Introduction II
The Small Church
How it Came to Be


The essays of this book were compiled between 1994 and 1997. They began as a series of articles which appeared in The Good News Etc., a Christian periodical published in Vista, CA. Without the wonderful acceptance of Rick Monroe, these lessons might not have been placed in black and white.

Without the people of Church on the Coast - The Carlsbad, CA Foursquare Church, these lessons definitely would never have been inked out. It is the practical experience of pastoring this small congregation, from which these essays have been birthed.

With the exception of the introductions, these lessons and stories appear mostly in the order in which they were written, and appeared in The Good News Etc . For this reason, the chapters may seem disconnected at times.
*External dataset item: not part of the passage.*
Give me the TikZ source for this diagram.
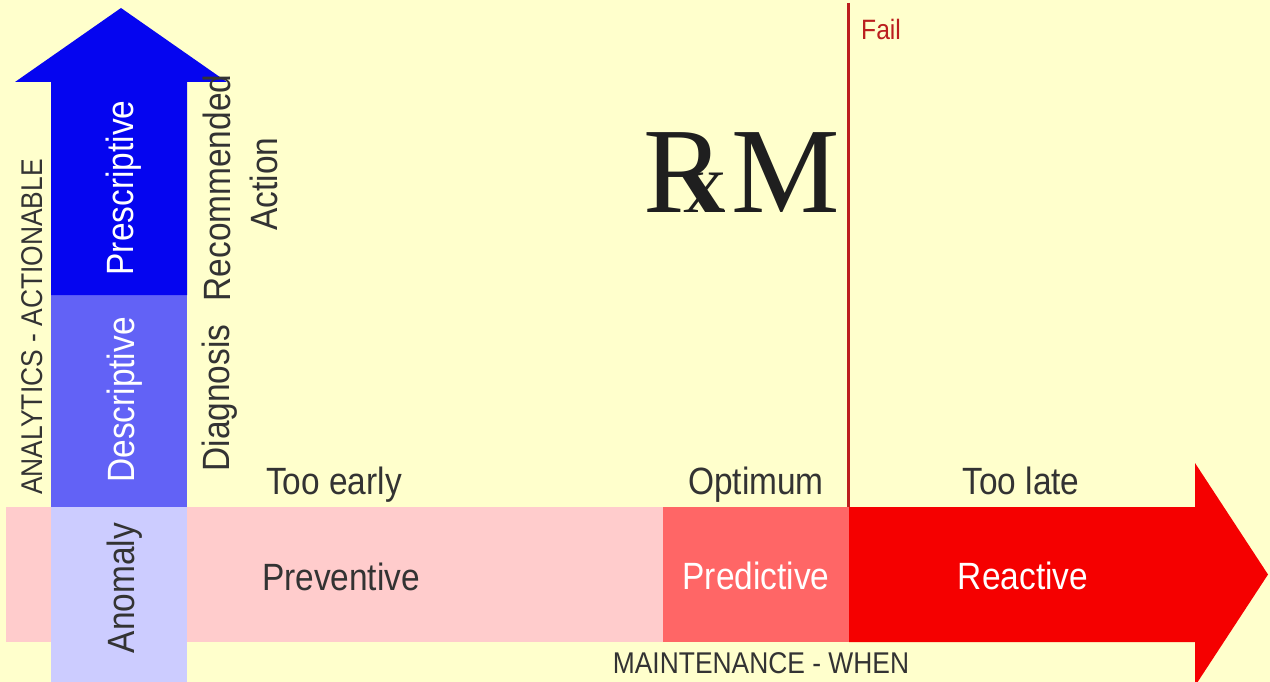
\documentclass[tikz,border=0pt]{standalone}
\usepackage{fontspec}
\setmainfont{Liberation Sans}[FakeStretch=0.88]
\newfontfamily\rxfont{Liberation Serif}
\usepackage{xcolor}
\usepackage{tikz}
\definecolor{bgyellow}{HTML}{FFFFCC}
\definecolor{deepblue}{HTML}{0505F0}
\definecolor{midblue}{HTML}{6262F6}
\definecolor{paleblue}{HTML}{CCCCFF}
\definecolor{palered}{HTML}{FFCCCC}
\definecolor{coral}{HTML}{FF6666}
\definecolor{brightred}{HTML}{F50000}
\definecolor{failred}{HTML}{BB1E1E}
\definecolor{txtgrey}{HTML}{333333}

\begin{document}
\begin{tikzpicture}[x=1pt, y=-1pt,
    lbl/.style={font=\fontsize{38}{47}\selectfont, text=txtgrey, anchor=base, inner sep=0pt},
    smalllbl/.style={font=\fontsize{30}{36}\selectfont, text=txtgrey, anchor=base, inner sep=0pt},
    up/.style={rotate=90}
  ]
    \useasboundingbox (0,0) rectangle (1270,682);
    \fill[bgyellow] (0,0) rectangle (1270,682);

    % maintenance arrow (when)
    \fill[palered] (6,507) rectangle (663,642);
    \fill[coral] (663,507) rectangle (849,642);
    \fill[brightred] (849,507) -- (1195,507) -- (1195,463) -- (1268,574.5)
      -- (1195,686) -- (1195,642) -- (849,642) -- cycle;

    % analytics arrow (actionable)
    \fill[paleblue] (51,507) rectangle (187,682);
    \fill[midblue] (51,295) rectangle (187,507);
    \fill[deepblue] (51,295) -- (51,82) -- (15,82) -- (121,8) -- (227,82)
      -- (187,82) -- (187,295) -- cycle;

    % failure line
    \draw[failred, line width=3pt] (848,3) -- (848,507);
    \node[font=\fontsize{28}{34}\selectfont, text=failred, anchor=base west, inner sep=0pt] (fail) at (861,40) {Fail};

    \node[anchor=base west, inner sep=0pt, text=black!88] (rxm) at (643,213)
      {\rxfont\fontsize{122}{122}\selectfont R\kern-41pt{\fontsize{86}{86}\selectfont x}\kern5pt M};

    % timing labels
    \node[lbl] (early) at (334,494) {Too early};
    \node[lbl] (optimum) at (756,494) {Optimum};
    \node[lbl] (late) at (1021,494) {Too late};
    \node[lbl] (prev) at (341,590) {Preventive};
    \node[lbl, text=white] (pred) at (756,589) {Predictive};
    \node[lbl, text=white] (react) at (1023,589) {Reactive};
    \node[smalllbl] (when) at (761,673) {MAINTENANCE - WHEN};

    % analytics labels
    \node[smalllbl, up] (actionable) at (42,327) {ANALYTICS - ACTIONABLE};
    \node[lbl, up, text=white] (presc) at (133,188) {Prescriptive};
    \node[lbl, up, text=white] (desc) at (134,400) {Descriptive};
    \node[lbl, up] (anomaly) at (134,588) {Anomaly};
    \node[lbl, up] (diag) at (229,398) {Diagnosis};
    \node[lbl, up] (rec) at (230,188) {Recommended};
    \node[lbl, up] (act) at (277,184) {Action};
  \end{tikzpicture}
\end{document}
They were birthed out of the various seasons in which they were written, and together form a radical, primitive, local ecclesiology.

The very thesis of these articles is that the small church, in its simplest, and most healthy example, is a fairly pure model of early Christianity. The dynamics which make it work, are dynamics which, if expanded or adapted will enhance the life of any size congregation. Hopefully, I have not presented this theory like the proverbial harpist, with one lone string upon his instrument.

Due to the reactionary nature of this thesis, it may appear at times that I am advocating, that the only good church is a small church, but, "it just ain't so." That is neither my insinuation, nor my belief. But, what I do say, I say straight forward. For those who know me, my one similarity to the apostle Paul might be obvious, "For his letters, say they, are weighty, and powerful; but his bodily presence is weak." I tend to write tougher than I talk, but not tougher than I think. I suppose this is the nature of a dreamer.

Some of these essays may make you mad. I offer no apologies. Some of them may seem idealistic, but that's what God's view of our potential is - idealistic. For those of you, who have felt like you were swimming upstream all these years, I believe that you will find a new perspective, which will make the rising tide appear as cool streams of refreshment.

In the early years of listening for a voice, which was speaking for the pastors of small churches, I discovered quickly, that there were no significant voices out there. Was that because there is no significant money to be made from those small congregations? Was it because the recognized leaders were all very successful, and forgot what it was like in the seasons of their own smallness? Or was it because there is so little glory in ministering to little things? Perhaps there are so few voices speaking to the small churches, because we are simply overlooked. Five to ten years ago, everyone wanted me to learn how to break the 200 barrier. I wanted to learn how to break the 40 barrier then, and so did most of my friends.

Now, there are a few more voices crying in this wilderness, but they are still too few, and paradoxically the small churches are so many. In my own denomination, we are pushing for 2,000 churches in the United States by the year 2000.* I believe that we will make it. I hope that we will keep them. We can keep them, if we can learn to communicate to the unique dynamics of small church life, and if we can learn to defend their work as being the very heart and soul of the Christian effort.

Certainly, with this push, to pioneer new churches, we will have more small churches than ever before. With every denomination muscling forward to preach the gospel, and plant new churches, we may well be on the edge of a new day - the day of the small church.

The struggles of the small church pastor are significantly different, than those of the staff of larger congregations. The financial struggles are regularly more personal. The need to be a jack of all trades, and a sense that we are the masters of none, is a prevailing attitude. The invasion of the church into the home (in a home office, in calls from the congregation...) is often more acute. An aching feeling that says our labors are fruitless, is thrown before our faces consistently.

These struggles rear their hideous faces in every poorly attended service, in each offering which refuses to cover the bills, in every visitor who never returns. There are too few faces , and too many personal interactions for us to forget.

We are the tentmakers, the pioneers, the friends to the friendless, and the ones who are forced to believe in people others have chosen to forget.

The words in these pages were born out of struggles: The struggle for significance, the struggle for survival, the struggle for vision at a time when the horizon was hidden behind the fog of personal difficulty and human expectation.

I offer no placebo solutions. Rather, these are fighting words - which burst forth from my heart during the heat of the fight. I promise no "how to" approach. These are words of passion, which sprang forth in the moments of victory, and in the dark of night.

Just in case you get the opinion, that I am writing these words out of deep sorrow, some sick need for justification, or as a catharsis to my personal crises, it is quite contrarily the situation. I would have had these years in no other place, under no other circumstances. It has been the adventure of a lifetime, and I have truly felt like a pioneer mapping out a forgotten land.

In the eleven years of pastoring real people in a very personal way, I offer you these pages, which represent a larger part of my heart than you can realize. My hope is that they can be as helpful to you, as they have been to me.

* The Foursquare Church of which I was a minister at that time did not acomplish the goal of 2000 churches by 2000, and has not even now in 2006. Some of my original concerns are more valid today than they were at the time I wrote this material.